▶ _Given problem_
Only a number is wanted. Count the lines holding the string "matplotlib".

• • • • • • •

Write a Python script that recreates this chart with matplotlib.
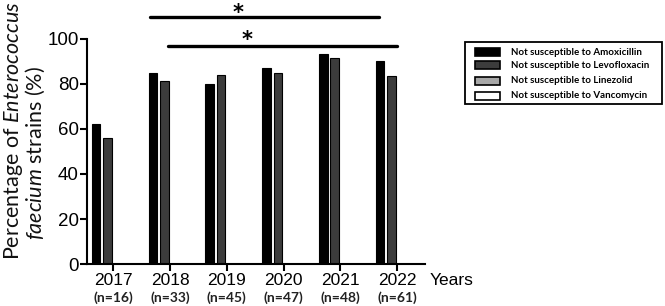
import numpy as np
import matplotlib
matplotlib.use('Agg')
import matplotlib.pyplot as plt
from matplotlib.patches import Rectangle

# Datos
years = ['2017', '2018', '2019', '2020', '2021', '2022']
n_labels = ['(n=16)', '(n=33)', '(n=45)', '(n=47)', '(n=48)', '(n=61)']
amoxicillin = [62, 85, 80, 87, 93.5, 90]
levofloxacin = [56, 81.5, 84, 85, 91.5, 83.5]
linezolid = [0, 0, 0, 0, 0, 0]
vancomycin = [0, 0, 0, 0, 0, 0]
series_names = ['Not susceptible to Amoxicillin', 'Not susceptible to Levofloxacin',
                'Not susceptible to Linezolid', 'Not susceptible to Vancomycin']
# lineas de significancia: (inicio, fin, x estrella)
sig_lines = [(0.65, 4.68, 2.19), (0.96, 5.0, 2.35)]
sig_y = [109.5, 97.0]

plt.rcParams['mathtext.fontset'] = 'custom'
plt.rcParams['mathtext.rm'] = 'Lato'
plt.rcParams['mathtext.it'] = 'Lato:italic'

W, H = 665, 306
fig = plt.figure(figsize=(6.65, 3.06), dpi=100)
ax = fig.add_axes([0.131, 0.137, 0.508, 0.736])

x = np.arange(len(years))
w = 0.15
step = 0.2
colors = ['#000000', '#3c3c3c', '#a8a8a8', '#ffffff']
all_series = [amoxicillin, levofloxacin, linezolid, vancomycin]
for i, (vals, col) in enumerate(zip(all_series, colors)):
    ax.bar(x + (i - 1.5) * step, vals, width=w, color=col, edgecolor='black', linewidth=0.8)

ax.set_xlim(-0.46, 5.49)
ax.set_ylim(0, 100)
ax.set_yticks([0, 20, 40, 60, 80, 100])
ax.set_xticks(x)
ax.set_xticklabels([''] * len(years))
for s in ['top', 'right']:
    ax.spines[s].set_visible(False)
for s in ['left', 'bottom']:
    ax.spines[s].set_linewidth(1.5)
ax.tick_params(axis='both', width=1.5, length=5, direction='out')
ax.tick_params(axis='y', labelsize=13.5, pad=1)
for lbl in ax.get_yticklabels():
    lbl.set_family('Liberation Sans')

trans = ax.get_xaxis_transform()
for xi, yr, nl in zip(x, years, n_labels):
    ax.text(xi, -0.075, yr, transform=trans, ha='center', va='center', fontsize=12.5,
            family='Liberation Sans')
    ax.text(xi, -0.15, nl, transform=trans, ha='center', va='center', fontsize=10,
            family='Lato', fontweight='bold', color='#222222')
ax.text(5.57, -0.075, 'Years', transform=trans, ha='left', va='center', fontsize=12.5,
        family='Liberation Sans')

# significancia
for (x0, x1, xs), yy in zip(sig_lines, sig_y):
    ax.plot([x0, x1], [yy, yy], color='black', linewidth=2.4, clip_on=False,
            solid_capstyle='round')
for (x0, x1, xs), yb in zip(sig_lines, [108.8, 96.8]):
    ax.text(xs, yb, '*', ha='center', va='baseline', fontsize=15, fontweight='bold',
            clip_on=False)

# etiqueta eje y
fig.text(14 / W, 1 - 131 / H, r'Percentage of $\mathit{Enterococcus}$', rotation=90,
         ha='center', va='center', fontsize=15.5, family='Lato', color='#111111')
fig.text(35 / W, 1 - 153 / H, r'$\mathit{faecium}$ strains (%)', rotation=90,
         ha='center', va='center', fontsize=15.5, family='Lato', color='#111111')

# leyenda
fig.patches.append(Rectangle((465 / W, 1 - 104 / H), 197 / W, 62 / H, transform=fig.transFigure,
                             facecolor='white', edgecolor='black', linewidth=1.3))
row_y = [52, 65, 81, 96]
for yy, col, name in zip(row_y, colors, series_names):
    fig.patches.append(Rectangle((475 / W, 1 - (yy + 3.5) / H), 25 / W, 7 / H,
                                 transform=fig.transFigure, facecolor=col,
                                 edgecolor='black', linewidth=1.2))
    fig.text(511 / W, 1 - yy / H, name, ha='left', va='center', fontsize=7,
             family='Lato', fontweight='bold')

fig.savefig('out.png', dpi=100)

• • • • • • •

▶ _Output of the exercise_
5